Races and events are slowly returning to the calendar, and while we’re all thrilled to get back out there, it’s going to be a while before we return to a world of travel without COVID-19 concerns. Realistically, summer and fall triathlons will require careful planning and consideration—especially when it comes to safely traveling to and from your event. Beyond basic measures like always wearing a mask in public, keeping six feet from others, and washing your hands regularly, here are some things to consider in your travel planning.
Editor’s note: This article originally appeared in the March/April 2021 issue of Triathlete. Since that publication, the Centers for Disease Control and Prevention (CDC) has updated its travel guidelines for people who have been fully vaccinated. Fully vaccinated people can resume domestic travel and do not need to get tested before or after travel or self-quarantine after travel. They also do not need to get tested before leaving the United States (unless required by the destination) or self-quarantine after arriving back in the United States. See the complete updates here.
1. Know the regulations.
Health guidelines and regulations are changing constantly as COVID numbers change and research advances. Make sure you know the mandates for both the area you’re traveling to and for your home city, county, and state. A couple of possible requirements include testing within certain time frames and/or mandatory quarantine upon arrival—not something you want to be surprised by two days before your race.
2. Think of before and after
As of publication, the Centers for Disease Control and Prevention (CDC) is recommending that anyone who travels gets a viral test one to three days before traveling and three to five days after arriving home. The CDC also suggests a seven-day quarantine once you’re home, even if you receive a negative test. The days of simply getting away for a quick race weekend are behind us—for now, at least. Also, consider the possibility you could end up with symptoms while at your destination. Are you willing and able to quarantine at your race for the required amount of time? If not, best to stick to local races for now.

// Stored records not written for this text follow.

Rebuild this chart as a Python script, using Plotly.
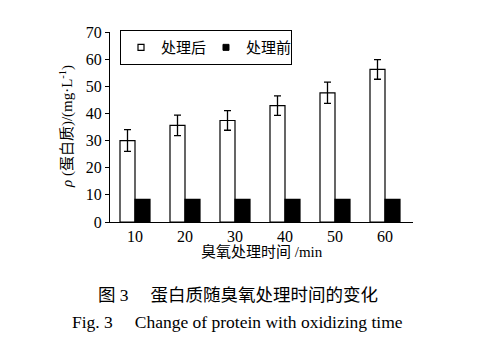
import plotly.graph_objects as go

times = ["10", "20", "30", "40", "50", "60"]
after_vals = [30.0, 35.6, 37.4, 42.9, 47.6, 56.2]
after_err = [4.0, 3.8, 3.6, 3.6, 3.9, 3.6]
before_vals = [8.3, 8.3, 8.3, 8.3, 8.3, 8.3]
y_ticks = [0, 10, 20, 30, 40, 50, 60, 70]
legend_names = ["处理后", "处理前"]

FONT = "Liberation Serif, Times New Roman, Noto Sans CJK SC, serif"

fig = go.Figure()
fig.add_trace(go.Bar(
    x=times, y=after_vals, name=legend_names[0], showlegend=False,
    marker=dict(color="white", line=dict(color="black", width=1.2)),
    error_y=dict(type="data", array=after_err, color="black", thickness=1.3, width=3.5),
))
fig.add_trace(go.Bar(
    x=times, y=before_vals, name=legend_names[1], showlegend=False,
    marker=dict(color="black", line=dict(color="black", width=1.2)),
))
# legend-only entries with small square symbols
fig.add_trace(go.Scatter(x=[None], y=[None], mode="markers", name=legend_names[0],
                         marker=dict(symbol="square", size=6, color="white",
                                     line=dict(color="black", width=1.2))))
fig.add_trace(go.Scatter(x=[None], y=[None], mode="markers", name=legend_names[1],
                         marker=dict(symbol="square", size=6, color="black",
                                     line=dict(color="black", width=1))))

fig.update_layout(
    width=481, height=347,
    margin=dict(l=102, r=76, t=24, b=133, autoexpand=False),
    paper_bgcolor="white", plot_bgcolor="white",
    barmode="group", bargap=0.4, bargroupgap=0,
    font=dict(family=FONT, size=15, color="black"),
    showlegend=True,
    legend=dict(
        orientation="h", x=0.033, y=1.01, xanchor="left", yanchor="top",
        bordercolor="black", borderwidth=1, bgcolor="white",
        font=dict(family=FONT, size=15), itemwidth=30,
        tracegroupgap=0, entrywidth=40,
    ),
    xaxis=dict(
        type="category", range=[-0.5, 5.56], showline=True, linecolor="black",
        linewidth=1.2, ticks="", showgrid=False, zeroline=False, automargin=False,
        tickfont=dict(family=FONT, size=16),
    ),
    yaxis=dict(
        range=[0, 70], tickvals=y_ticks, showline=True, linecolor="black",
        linewidth=1.2, ticks="outside", ticklen=4, tickcolor="black", automargin=False,
        showgrid=False, zeroline=False, tickfont=dict(family=FONT, size=16),
    ),
    annotations=[
        dict(text="臭氧处理时间 /min", x=0.5, y=-0.16, xref="paper", yref="paper",
             showarrow=False, font=dict(family=FONT, size=15), xanchor="center", yanchor="middle"),
        dict(text="<i>ρ</i> (蛋白质)/(mg·L<sup>-1</sup>)", x=-0.145, y=0.5, xref="paper", yref="paper",
             showarrow=False, textangle=-90, font=dict(family=FONT, size=15),
             xanchor="center", yanchor="middle"),
        dict(text="图 3　 蛋白质随臭氧处理时间的变化", x=0.422, y=-0.384, xref="paper", yref="paper",
             showarrow=False, font=dict(family=FONT, size=17.5), xanchor="center", yanchor="middle"),
        dict(text="Fig. 3　 Change of protein with oxidizing time", x=0.422, y=-0.526,
             xref="paper", yref="paper", showarrow=False, font=dict(family=FONT, size=17.5),
             xanchor="center", yanchor="middle"),
    ],
)

fig.write_html("out.html")
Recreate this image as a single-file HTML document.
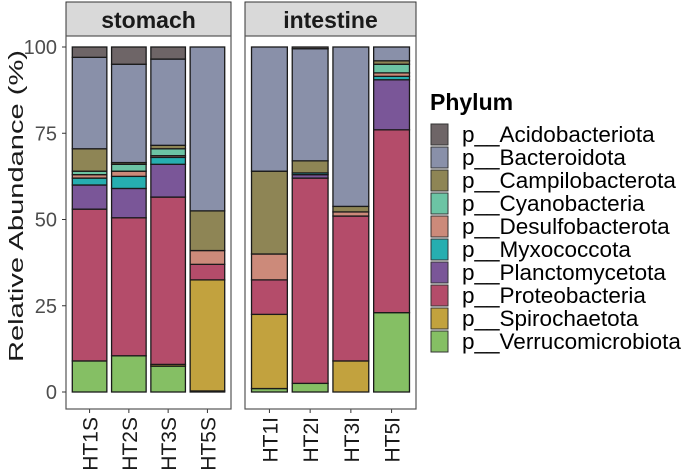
<!DOCTYPE html>
<html><head><meta charset="utf-8"><style>
body{margin:0;background:#fff;font-family:"Liberation Sans",Arial,sans-serif}
svg text{font-family:"Liberation Sans",Arial,sans-serif}
</style></head><body>
<svg id="c" width="694" height="469" xmlns="http://www.w3.org/2000/svg"></svg>
<script>
const phyla=["p__Acidobacteriota","p__Bacteroidota","p__Campilobacterota","p__Cyanobacteria","p__Desulfobacterota","p__Myxococcota","p__Planctomycetota","p__Proteobacteria","p__Spirochaetota","p__Verrucomicrobiota"];
const colors=["#6e6567","#8990a9","#8e8555","#6cc4a4","#cc8a7a","#26aeb0","#7a5698","#b44c6a","#c2a23e","#85bf64"];
const stomachSamples=["HT1S","HT2S","HT3S","HT5S"];
const intestineSamples=["HT1I","HT2I","HT3I","HT5I"];
// values per sample, order: Acido,Bact,Campilo,Cyano,Desulfo,Myxo,Plancto,Proteo,Spiro,Verruco
const HT1S=[3,26.5,6.5,1,1,2,7,44,0,9];
const HT2S=[5,28.5,0.5,2,1.5,3.5,8.5,40,0,10.5];
const HT3S=[3.5,25,1,2,0.5,2,9.5,48.5,0.5,7.5];
const HT5S=[0,47.5,11.5,0,4,0,0,4.5,32.2,0.3];
const HT1I=[0,36,24,0,7.5,0,0,10,21.5,1];
const HT2I=[0.5,32.5,3.5,0,0,0.5,1,59.5,0,2.5];
const HT3I=[0,46.2,1.6,0,1.2,0,0,42,9,0];
const HT5I=[0,4,1,2.5,1,1,14.5,53,0,23];
const yTicks=[0,25,50,75,100];
const panels=[{title:"stomach",x0:66,x1:231,samples:stomachSamples,vals:[HT1S,HT2S,HT3S,HT5S]},
{title:"intestine",x0:245,x1:416,samples:intestineSamples,vals:[HT1I,HT2I,HT3I,HT5I]}];
const NS="http://www.w3.org/2000/svg",svg=document.getElementById("c");
function el(t,a,p){const e=document.createElementNS(NS,t);for(const k in a)e.setAttribute(k,a[k]);(p||svg).appendChild(e);return e;}
const yTop=47,yBot=392,pTop=36,pBot=409;
const y=v=>yBot-(yBot-yTop)*v/100;
panels.forEach((p,pi)=>{
 const g=el("g",{});
 
 
 const hdr=el("rect",{x:p.x0,y:2,width:p.x1-p.x0,height:pTop-2,fill:"#d9d9d9",stroke:"#333","stroke-width":1},g);
 
 
 const ht=el("text",{x:(p.x0+p.x1)/2,y:28,"text-anchor":"middle","font-size":23,"font-weight":"bold",fill:"#1a1a1a"},g);
 ht.textContent=p.title;
 
 
 const w=p.x1-p.x0,band=w/4.2,bw=band*0.88;
 p.samples.forEach((s,i)=>{
  const cx=p.x0+band*(0.6+i);
  let cum=0;
  for(let k=phyla.length-1;k>=0;k--){
   const v=p.vals[i][k];
   if(v<=0)continue;
   const r=el("rect",{x:cx-bw/2,y:y(cum+v),width:bw,height:y(cum)-y(cum+v),fill:colors[k],stroke:"#1a1a1a","stroke-width":1.3},g);
   
   
   cum+=v;
  }
  el("line",{x1:cx,x2:cx,y1:pBot,y2:pBot+4,stroke:"#333"},g);
  const t=el("text",{transform:`translate(${cx+8},${pBot+8}) rotate(-90)`,"text-anchor":"end","font-size":21,fill:"#1a1a1a"},g);
  t.textContent=s;
  
  
 });
 const fr=el("rect",{x:p.x0,y:pTop,width:w,height:pBot-pTop,fill:"none",stroke:"#555","stroke-width":1.2},g);
 
 
});
yTicks.forEach(v=>{
 el("line",{x1:62,x2:66,y1:y(v),y2:y(v),stroke:"#333"});
 const t=el("text",{x:57,y:y(v)+7,"text-anchor":"end","font-size":20,fill:"#4d4d4d"});
 t.textContent=v;
 
 
});
const yt=el("text",{transform:"translate(23,206) rotate(-90)","text-anchor":"middle","font-size":20,fill:"#1a1a1a",textLength:312,lengthAdjust:"spacingAndGlyphs"});
yt.textContent="Relative Abundance (%)";


const lt=el("text",{x:430,y:110,"font-size":23,"font-weight":"bold",fill:"#000"});
lt.textContent="Phylum";


phyla.forEach((n,i)=>{
 const yy=124+i*23;
 const r=el("rect",{x:431,y:yy,width:17,height:21,fill:colors[i],stroke:"#333","stroke-width":1});
 
 
 const t=el("text",{x:462,y:yy+18,"font-size":22.5,fill:"#000"});
 t.textContent=n;
 
 
});
</script>
</body></html>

3. Stay as close to home as possible.
Regardless of if you’re flying or driving, the farther your destination, the more opportunity there is for exposure. For flying, the risk is higher with more interactions and, at the very least, extended time on an airplane. For driving, the longer the trip, the more likely there are bathroom, eating, and lodging stops. In other words: Consider racing local.
4. Consider who you travel with.
Regardless of your method of transportation, the CDC recommends you only travel and stay with members of your own household.
5. Be thorough in your lodging research.
As with everyone and everything right now, some hotels and Airbnb owners are taking the safety protocols more seriously than others. Before you book anything, the CDC suggests calling and inquiring about:
- Online check-in, mobile room keys, and contactless payment
- The mask policy for hotel employees and guests
- Other precautions in place, such as plexiglass barriers, physical distancing signs, etc.
- Contactless room service and food delivery options
6. Be prepared not to go.
Now more than ever, it’s important to stay flexible with your travel and racing plans. Canceled events, positive tests, or exposure that requires quarantine all remain possibilities. If having to bail on your trip at the last second is going to devastate you, push your travel plans to next year.